● **Goal of the exercise**:
Quote the data exactly, first line to the line containing "import plotly.graph_objects as go", with no pictures.

- - - -

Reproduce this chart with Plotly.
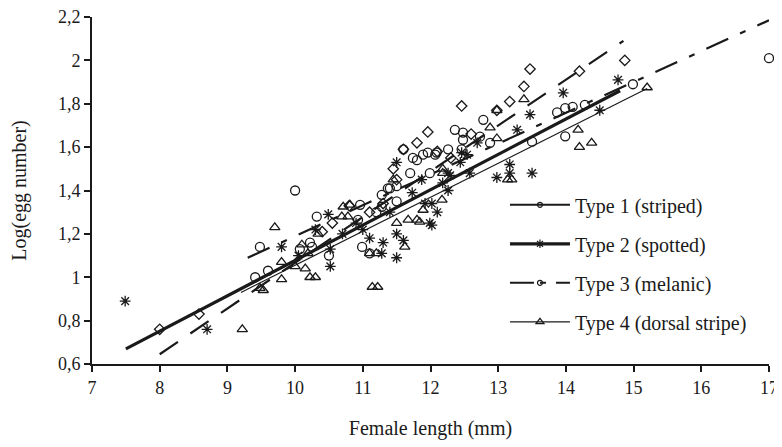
import plotly.graph_objects as go

# ---------------- data ----------------
x_ticks = [7, 8, 9, 10, 11, 12, 13, 14, 15, 16, 17]
x_tick_labels = ["7", "8", "9", "10", "11", "12", "13", "14", "15", "16", "17"]
y_ticks = [0.6, 0.8, 1.0, 1.2, 1.4, 1.6, 1.8, 2.0, 2.2]
y_tick_labels = ["0,6", "0,8", "1", "1,2", "1,4", "1,6", "1,8", "2", "2,2"]

legend_names = ["Type 1 (striped)", "Type 2 (spotted)", "Type 3 (melanic)", "Type 4 (dorsal stripe)"]

# Type 1 (striped) - diamonds
t1_x = [8.0, 8.58, 10.4, 10.8, 11.1, 11.3, 11.5, 11.6, 11.8, 11.96, 12.1, 12.46, 12.98, 13.17,
        13.38, 13.47, 14.2, 14.87, 12.6, 11.45, 10.55, 12.3]
t1_y = [0.76, 0.83, 1.21, 1.33, 1.30, 1.34, 1.45, 1.59, 1.62, 1.67, 1.58, 1.79, 1.77, 1.81,
        1.88, 1.96, 1.95, 2.00, 1.66, 1.50, 1.25, 1.55]

# Type 2 (spotted) - asterisks
t2_x = [7.49, 8.7, 9.8, 10.05, 10.3, 10.49, 10.52, 10.52, 10.7, 11.0, 11.1, 11.28, 11.3, 11.5,
        11.5, 11.5, 11.6, 11.73, 11.87, 11.92, 11.99, 12.02, 12.02, 12.18, 12.26, 12.29, 12.26,
        12.44, 12.46, 12.54, 12.58, 12.69, 12.98, 13.17, 13.17, 13.28, 13.47, 13.5, 13.96, 14.5,
        14.77, 11.4, 10.9, 12.1]
t2_y = [0.89, 0.76, 1.14, 1.10, 1.22, 1.29, 1.05, 1.13, 1.20, 1.22, 1.18, 1.11, 1.16, 1.09,
        1.20, 1.53, 1.17, 1.39, 1.45, 1.34, 1.25, 1.34, 1.24, 1.435, 1.40, 1.47, 1.48,
        1.53, 1.575, 1.565, 1.48, 1.62, 1.46, 1.52, 1.48, 1.68, 1.75, 1.48, 1.85, 1.77,
        1.91, 1.30, 1.25, 1.30]

# Type 3 (melanic) - circles
t3_x = [9.41, 9.48, 9.6, 10.0, 10.07, 10.22, 10.25, 10.32, 10.5, 10.93, 10.96, 10.99, 11.1, 11.2,
        11.28, 11.28, 11.37, 11.4, 11.5, 11.5, 11.6, 11.7, 11.74, 11.8, 11.89, 11.96, 11.99, 12.07,
        12.09, 12.26, 12.36, 12.46, 12.48, 12.48, 12.73, 12.78, 12.88, 13.5, 13.87, 13.99, 13.99,
        14.1, 14.28, 14.99, 17.0]
t3_y = [1.00, 1.14, 1.03, 1.40, 1.13, 1.16, 1.14, 1.28, 1.10, 1.265, 1.334, 1.14, 1.11, 1.30,
        1.325, 1.38, 1.41, 1.41, 1.42, 1.35, 1.59, 1.48, 1.55, 1.54, 1.565, 1.575, 1.48, 1.565,
        1.575, 1.59, 1.68, 1.59, 1.634, 1.667, 1.648, 1.726, 1.62, 1.625, 1.76, 1.78, 1.65,
        1.786, 1.795, 1.89, 2.01]

# Type 4 (dorsal stripe) - triangles
t4_x = [9.22, 9.48, 9.53, 9.7, 9.8, 9.8, 10.1, 10.19, 10.15, 10.22, 10.3, 10.34, 10.69, 10.71,
        10.78, 10.81, 11.1, 11.2, 11.14, 11.22, 11.5, 11.62, 11.67, 11.8, 11.84, 11.89, 12.17,
        12.18, 12.18, 12.88, 12.98, 12.98, 13.14, 13.2, 13.38, 14.18, 14.2, 14.38, 15.2, 10.0, 11.45]
t4_y = [0.76, 0.95, 0.94, 1.23, 1.07, 0.99, 1.15, 1.11, 1.04, 1.00, 1.00, 1.20, 1.28, 1.325,
        1.28, 1.334, 1.11, 1.11, 0.955, 0.955, 1.25, 1.14, 1.265, 1.265, 1.255, 1.31, 1.357,
        1.48, 1.50, 1.69, 1.64, 1.77, 1.45, 1.45, 1.82, 1.68, 1.60, 1.62, 1.875, 1.05, 1.45]

# regression lines (end points, data units)
fit1_x = [8.0, 14.85]
fit1_y = [0.645, 2.09]
fit2_x = [7.5, 14.8]
fit2_y = [0.67, 1.86]
fit3_x = [9.3, 17.0]
fit3_y = [1.09, 2.185]
fit4_x = [9.2, 15.2]
fit4_y = [0.93, 1.87]

# ---------------- figure ----------------
INK = "#1a1a1a"
FONT = "Liberation Serif"

fig = go.Figure()

marker_specs = [
    (t1_x, t1_y, "diamond-open", 8),
    (t2_x, t2_y, "asterisk-open", 9),
    (t3_x, t3_y, "circle-open", 9),
    (t4_x, t4_y, "triangle-up-open", 9),
]
for xs, ys, sym, sz in marker_specs:
    fig.add_trace(go.Scatter(
        x=xs, y=ys, mode="markers", showlegend=False, cliponaxis=False,
        marker=dict(symbol=sym, size=sz, color=INK, line=dict(width=1.3, color=INK)),
    ))

line_specs = [
    (fit1_x, fit1_y, 2.2, "22px,15px"),
    (fit2_x, fit2_y, 3.2, "solid"),
    (fit3_x, fit3_y, 2.2, "24px,13px,6px,13px"),
    (fit4_x, fit4_y, 1.2, "solid"),
]
for xs, ys, w, d in line_specs:
    fig.add_trace(go.Scatter(
        x=xs, y=ys, mode="lines", showlegend=False, cliponaxis=False,
        line=dict(color=INK, width=w, dash=d),
    ))

legend_specs = [
    ("circle-open", 5, 2.0, "solid"),
    ("asterisk-open", 7, 3.2, "solid"),
    ("circle-open", 5, 2.0, "24px,6px,6px,10px"),
    ("triangle-up-open", 7, 1.2, "solid"),
]
for i, (sym, sz, w, d) in enumerate(legend_specs):
    fig.add_trace(go.Scatter(
        x=[None], y=[None], mode="lines+markers", name=legend_names[i],
        legendgroup="g%d" % i,
        line=dict(color=INK, width=w, dash=d),
        marker=dict(symbol=sym, size=sz, color=INK, line=dict(width=1.2, color=INK)),
    ))

# the page body adds an 8px offset, so the figure is 8px smaller than the window
fig.update_layout(
    width=774, height=439,
    margin=dict(l=84, r=13, t=9, b=83),
    paper_bgcolor="white", plot_bgcolor="white",
    font=dict(family=FONT, color=INK, size=18),
    showlegend=True,
    legend=dict(
        x=0.61, y=0.515, xanchor="left", yanchor="top",
        font=dict(family=FONT, size=20, color=INK),
        bgcolor="rgba(0,0,0,0)", itemwidth=60, tracegroupgap=10,
        itemclick=False,
    ),
    xaxis=dict(
        range=[7, 17], tickvals=x_ticks, ticktext=x_tick_labels,
        showline=True, linecolor=INK, linewidth=2, mirror=False,
        ticks="outside", ticklen=6, tickwidth=2, tickcolor=INK,
        showgrid=False, zeroline=False, automargin=False, ticklabeloverflow="allow",
        tickfont=dict(family=FONT, size=18, color=INK),
        title=dict(text="Female length (mm)", font=dict(family=FONT, size=20, color=INK), standoff=24),
    ),
    yaxis=dict(
        range=[0.6, 2.2], tickvals=y_ticks, ticktext=y_tick_labels,
        showline=True, linecolor=INK, linewidth=2, mirror=False,
        ticks="outside", ticklen=6, tickwidth=2, tickcolor=INK,
        showgrid=False, zeroline=False, automargin=False, ticklabeloverflow="allow",
        tickfont=dict(family=FONT, size=18, color=INK),
        title=dict(text="Log(egg number)", font=dict(family=FONT, size=20, color=INK), standoff=32),
    ),
)

fig.write_html("out.html")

- - - -

● **Written reply**:
Reproduce this chart with Plotly.
import plotly.graph_objects as go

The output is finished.